Jeudy led the league in catches (10) and yards (137) in Week 1, but his stat line was a footnote next to the sheer electricity that coursed through the stadium every time he touched the ball. How do we go about quantifying his status as one of the slipperiest players who’s ever played the game?

4. Georgia’s offensive line

Six Bulldogs combined to rack up 324 rushing yards against Vanderbilt on a whopping 8.3 per carry, a testament to the efforts of the most massive front line in the nation. Vandy managed just 2 TFLs and 0 sacks in a 30-6 thumping that wasn’t nearly as close as the score.

5. Kentucky LB DeAndre Square

A true sophomore making just his 2nd career start, Square made the most of it, finishing with a team-high 11 tackles, 2 TFLs (including a sack), and the game-clinching interception in the Wildcats’ 38-24 win over Toledo. He might not be a Josh Allen-type presence in opposing backfields, but at that rate he is a reminder that Kentucky’s defense isn’t necessarily destined to fall off a cliff.

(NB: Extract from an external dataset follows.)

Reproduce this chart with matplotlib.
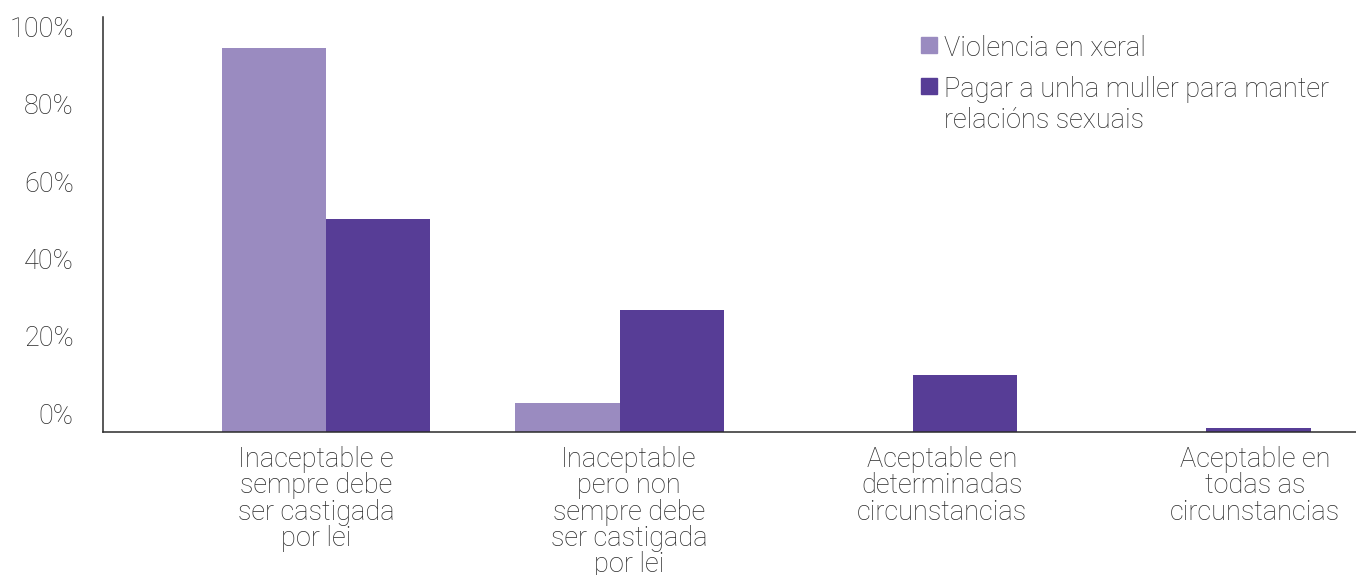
import matplotlib
matplotlib.use("Agg")
import matplotlib.pyplot as plt
import matplotlib.transforms as mtransforms
from matplotlib.patches import Rectangle
import numpy as np

categories = [
    "Inaceptable e\nsempre debe\nser castigada\npor lei",
    "Inaceptable\npero non\nsempre debe\nser castigada\npor lei",
    "Aceptable en\ndeterminadas\ncircunstancias",
    "Aceptable en\ntodas as\ncircunstancias",
]
series_names = ["Violencia en xeral",
                "Pagar a unha muller para manter\nrelacións sexuais"]
violencia = [99.5, 7.5, 0.0, 0.0]
pagar = [55.0, 31.6, 14.7, 1.0]
ytick_values = [0, 20, 40, 60, 80, 100]
ytick_labels = ["0%", "20%", "40%", "60%", "80%", "100%"]

c_light = "#9A8BC0"
c_dark = "#573D96"
txt = "#2a2a2a"
font = ["Roboto", "DejaVu Sans"]
plt.rcParams["font.family"] = font
plt.rcParams["font.weight"] = "light"
FS = 19.5

W, H = 1356, 575
fig = plt.figure(figsize=(W / 100, H / 100), dpi=100)
ax = fig.add_axes([103 / W, (H - 432) / H, 1 - 103 / W, (432 - 17) / H])

x = np.arange(len(categories))
w = 0.355
ax.bar(x - w / 2, violencia, width=w, color=c_light, align="center")
ax.bar(x + w / 2, pagar, width=w, color=c_dark, align="center")

# x scale: 1 unit = 293.5 px, first group centre at pixel 326
ax.set_xlim((103 - 326) / 293.5, (1356 - 326) / 293.5)
ax.set_ylim(0, 107.4)

for s in ["top", "right"]:
    ax.spines[s].set_visible(False)
for s in ["left", "bottom"]:
    ax.spines[s].set_color("#2b2b2b")
    ax.spines[s].set_linewidth(1.1)

ax.set_yticks(ytick_values)
ax.set_yticklabels(ytick_labels, fontsize=FS, color=txt, fontweight="light")
ax.tick_params(axis="y", length=0, pad=21)
off = mtransforms.ScaledTranslation(0, 19 / 100, fig.dpi_scale_trans)
for lab in ax.get_yticklabels():
    lab.set_transform(lab.get_transform() + off)

label_pos = (316 - 326) / 293.5 + x * 313 / 293.5
ax.set_xticks(label_pos)
ax.set_xticklabels(categories, fontsize=FS, color=txt, fontweight="light",
                   linespacing=0.97, ha="center", va="top")
ax.tick_params(axis="x", length=0, pad=10)

# legend (manual)
entries = [(series_names[0], c_light, 37, 56), (series_names[1], c_dark, 78, 97)]
for name, col, sq_top, base in entries:
    fig.patches.append(Rectangle((921 / W, 1 - (sq_top + 16) / H), 16 / W, 16 / H,
                                 transform=fig.transFigure, color=col))
    first, *rest = name.split("\n")
    fig.text(944 / W, 1 - base / H, first, fontsize=FS, color=txt,
             fontweight="light", va="baseline", ha="left")
    for k, line in enumerate(rest, start=1):
        fig.text(944 / W, 1 - (base + 31 * k) / H, line, fontsize=FS, color=txt,
                 fontweight="light", va="baseline", ha="left")

fig.savefig("out.png", dpi=100)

Honorable Mention: Auburn LB K.J. Britt, who looked like a star in the making with 7 total tackles, 2 TFLs and a QB hurry in his first career start. … Mississippi State RB Kylin Hill, who took advantage of his expanded role by churning out 197 yards on 8.6 per carry in the Bulldogs’ 38-28 win over UL-Lafayette. … Georgia RB D’Andre Swift, the main beneficiary of his line’s pile-driving efforts against Vandy with 149 yards on 9.3 per carry. … Georgia K Rodrigo Blankenship, who connected on all 3 field goal attempts and drove 5 of his 7 kickoffs for touchbacks. … LSU DL Neil Farrell, who finished with 8 tackles, a sack, and a PBU against Georgia Southern in a thoroughly dominant effort by the Tigers’ defense. … LSU WR Terrace Marshall Jr., who hauled in 3 of Joe Burrow’s 5 TD passes. … And Kentucky WR Ahmad Wagner, who accounted for a 40-yard reception against Toledo and 30 more yards on a pair of pass-interference penalties — both of which led directly to touchdowns by setting up the Wildcats in first-and-goal.